We’ve certainly seen that happen. This is not as simple as CRA regulations done, make the grant. There’s a lot more [00:42:00] to consider here.
I could go on the slide for an hour going through all these different regulations, I do presentations just on this topic alone. If you have questions about this, I’m happy to answer that later. The third thing you really need to consider is the navigation of financial institutions themselves. Sometimes banks, for example, will decide that they’re just not getting into certain high-risk areas even if the sanctions, regimes, or otherwise will allow you to do [00:42:30] so.
We’re seeing that as you can imagine, in places like Russia and Syria and places where there are still pathways for giving to charitable purposes, but banks just won’t do it, and they have the ability to make those decisions. There are also local banking requirements and things like that to consider as well within this. This is all within the scope of CAF Canada’s due diligence factor, the partnership we build with grantees, and [00:43:00] we sometimes help grantees get local permissions for receiving funds all within the package of what we do.
Ted: That’s right. Let’s go to the next slide, Jessie. It’s not unrelated to the topic that you just raised. Certainly related to banks’ decisions to be involved in one way or another is the topic of anti-terrorism. We want to draw our listeners, our participants, today’s attention to a checklist that CRA has put together that can help charities [00:43:30] make sure because this is not something that can be ignored.
Jessie: Yes. Anti-terrorism was specifically called out in this guidance, which I was really pleased to see. Then they pointed the readers toward this checklist for charities on avoiding terrorist abuse, which is really a useful guide for how to ensure that you’re not inadvertently funding terrorist activities, or violating sanctions or things like that. I won’t go into that [00:44:00] full checklist, it’s within that guidance, but I just want to share a little bit about how CAF Canada navigates this. Which does in many ways follow those checklists.

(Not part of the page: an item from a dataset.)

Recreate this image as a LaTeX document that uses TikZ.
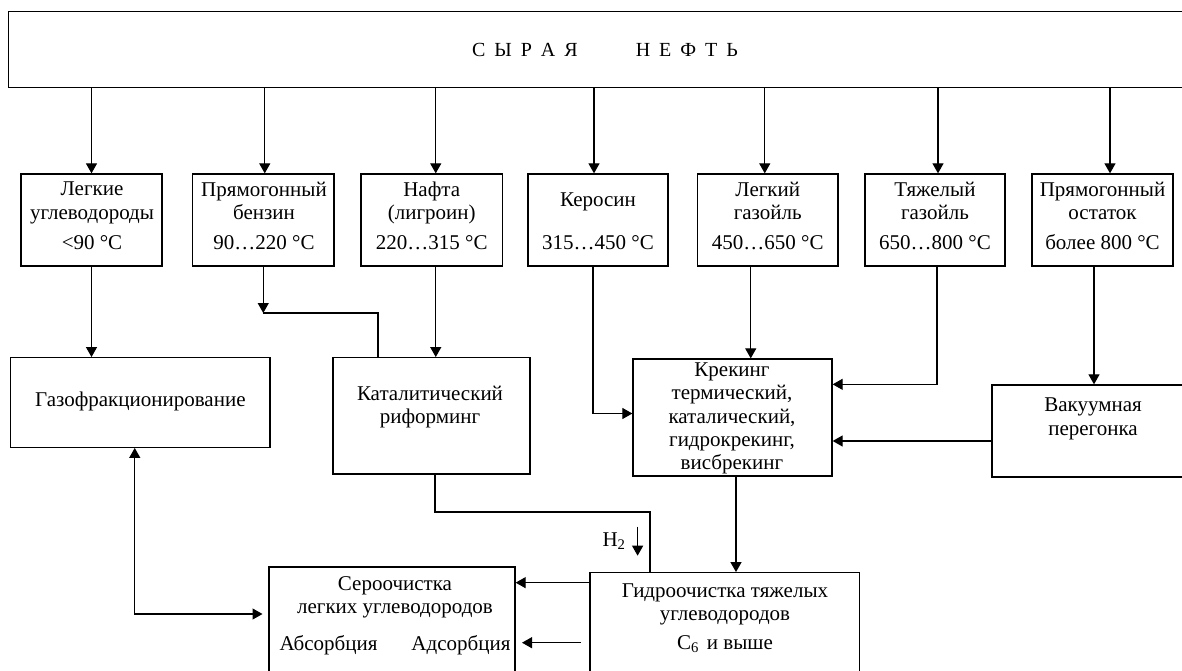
\documentclass[tikz,border=0pt]{standalone}
\usepackage{fontspec}
\setmainfont{Liberation Serif}
\usetikzlibrary{arrows.meta}
\begin{document}
\begin{tikzpicture}[x=1pt,y=-1pt,
  every node/.style={font=\fontsize{21}{23.3}\selectfont},
  box/.style={draw, line width=1.3pt, inner sep=0pt},
  txt/.style={align=center, inner sep=0pt},
  ln/.style={line width=1.2pt},
  arr/.style={line width=1.2pt, -{Triangle[length=10pt,width=11pt]}},
  darr/.style={line width=1.2pt, {Triangle[length=10pt,width=11pt]}-{Triangle[length=10pt,width=11pt]}}]
\useasboundingbox (0,0) rectangle (1182,671);
\clip (0,0) rectangle (1182,671);
% top box
\node[box, minimum width=1191.6pt, minimum height=75.6pt] (top) at (604.2,49.5) {};
\node[txt, font=\fontsize{20}{23}\selectfont] (topt) at (605,50) {С\hspace{9pt}Ы\hspace{9pt}Р\hspace{9pt}А\hspace{9pt}Я\hspace{58pt}Н\hspace{9pt}Е\hspace{9pt}Ф\hspace{9pt}Т\hspace{9pt}Ь};
% fraction boxes
\node[box, minimum width=141pt, minimum height=92pt] (b1) at (91.5,220) {};
\node[box, minimum width=141.5pt, minimum height=92pt] (b2) at (263.25,220) {};
\node[box, minimum width=141.5pt, minimum height=92pt] (b3) at (431.75,220) {};
\node[box, minimum width=140pt, minimum height=92pt] (b4) at (598,220) {};
\node[box, minimum width=140.5pt, minimum height=92pt] (b5) at (767.75,220) {};
\node[box, minimum width=140pt, minimum height=92pt] (b6) at (935,220) {};
\node[box, minimum width=141pt, minimum height=92pt] (b7) at (1102.5,220) {};
\node[txt] (b1t) at (92,216) {Легкие\\углеводороды\\[7pt]<90 °C};
\node[txt] (b2t) at (264,216) {Прямогонный\\бензин\\[7pt]90…220 °C};
\node[txt] (b3t) at (431.75,216) {Нафта\\(лигроин)\\[7pt]220…315 °C};
\node[txt] (b4t) at (598,221.5) {Керосин\\[20pt]315…450 °C};
\node[txt] (b5t) at (767.75,216) {Легкий\\газойль\\[7pt]450…650 °C};
\node[txt] (b6t) at (935,216) {Тяжелый\\газойль\\[7pt]650…800 °C};
\node[txt] (b7t) at (1102.5,216) {Прямогонный\\остаток\\[7pt]более 800 °C};
% process boxes
\node[box, minimum width=259.3pt, minimum height=89.6pt] (gaz) at (140.35,402.5) {};
\node[txt] (gazt) at (140.35,401) {Газофракционирование};
\node[box, minimum width=197pt, minimum height=116.3pt] (kat) at (431.5,415.85) {};
\node[txt] (katt) at (430,407) {Каталитический\\риформинг};
\node[box, minimum width=199pt, minimum height=117pt] (krek) at (732.5,417.5) {};
\node[txt] (krekt) at (732,418.5) {Крекинг\\термический,\\каталический,\\гидрокрекинг,\\висбрекинг};
\node[box, minimum width=208pt, minimum height=92pt] (vak) at (1096,431) {};
\node[txt] (vakt) at (1093,419) {Вакуумная\\перегонка};
\node[box, minimum width=269.5pt, minimum height=127.3pt] (gid) at (724.75,636.35) {};
\node[txt] (gidt) at (725,618) {Гидроочистка тяжелых\\углеводородов\\[5pt]C\textsubscript{6}\hspace{8pt}и выше};
\node[box, minimum width=246pt, minimum height=133pt] (ser) at (392,633.5) {};
\node[txt] (sert) at (395,597) {Сероочистка\\легких углеводородов};
\node[txt] (sert2) at (395,645) {Абсорбция\hspace{34pt}Адсорбция};
% connectors from crude oil
\draw[arr] (top.south -| b1.north) -- (b1.north);
\draw[arr] ([xshift=1.5pt]b2.north |- top.south) -- ([xshift=1.5pt]b2.north);
\draw[arr] ([xshift=4pt]b3.north |- top.south) -- ([xshift=4pt]b3.north);
\draw[arr] ([xshift=-4pt]b4.north |- top.south) -- ([xshift=-4pt]b4.north);
\draw[arr] ([xshift=-3pt]b5.north |- top.south) -- ([xshift=-3pt]b5.north);
\draw[arr] ([xshift=3pt]b6.north |- top.south) -- ([xshift=3pt]b6.north);
\draw[arr] ([xshift=7.5pt]b7.north |- top.south) -- ([xshift=7.5pt]b7.north);
% lower connectors
\draw[arr] (b1.south) -- (b1.south |- gaz.north);
\coordinate (c2) at (263.25,313);
\coordinate (k2) at (378,313);
\draw[arr] (b2.south) -- (c2);
\draw[ln] (c2) -- (k2) -- (k2 |- kat.north);
\draw[arr] ([xshift=4pt]b3.south) -- ([xshift=4pt]b3.south |- kat.north);
\draw[arr] ([xshift=-5pt]b4.south) |- ([yshift=4pt]krek.west);
\draw[arr] ([xshift=-17pt]b5.south) -- ([xshift=-17pt]b5.south |- krek.north);
\draw[arr] ([xshift=2pt]b6.south) |- ([yshift=-26pt]krek.north east);
\draw[arr] ([xshift=-8.5pt]b7.south) -- ([xshift=-8.5pt]b7.south |- vak.north);
\draw[arr] ([yshift=-10pt]vak.west) -- ([yshift=-10pt]vak.west -| krek.east);
\draw[arr] ([xshift=3.5pt]krek.south) -- ([xshift=3.5pt]krek.south |- gid.north);
\coordinate (k3) at (650,512);
\draw[ln] ([xshift=3.5pt]kat.south) |- (k3) -- (k3 |- gid.north);
\coordinate (h2a) at (637.6,526.7);
\coordinate (h2b) at (637.6,555.7);
\draw[arr] (h2a) -- (h2b);
\node[txt] (h2t) at (614,541) {H\textsubscript{2}};
\draw[arr] ([yshift=-10.6pt]gid.north west) -- ([yshift=-10.6pt]gid.north west -| ser.east);
\coordinate (f1) at (581,642.7);
\coordinate (f2) at (522,642.7);
\draw[arr] (f1) -- (f2);
\coordinate (s1) at (262.5,614);
\draw[darr] ([xshift=-5.6pt]gaz.south) |- (s1);
\end{tikzpicture}
\end{document}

As I mentioned earlier, one of the due diligence steps that we take is we run background checks on board members and senior staff, and then the organization itself. Uncover any sanctions or criminal activity, understand if there are any politically exposed persons at the organization in an attempt to look at anti-bribery measures potentially. [00:44:30] That’s something we have subscriptions to World Watch List and databases that enable us to do that.
We also undertake a negative media review on the organization. We also in our review will look at the donor-charity relationship to understand whether there’s potential for issues there with bribery or donor benefit or things like that. As always, you just need to document your due diligence process. [00:45:00] If you are doing checks like this you document that process and the decisions that you’re making.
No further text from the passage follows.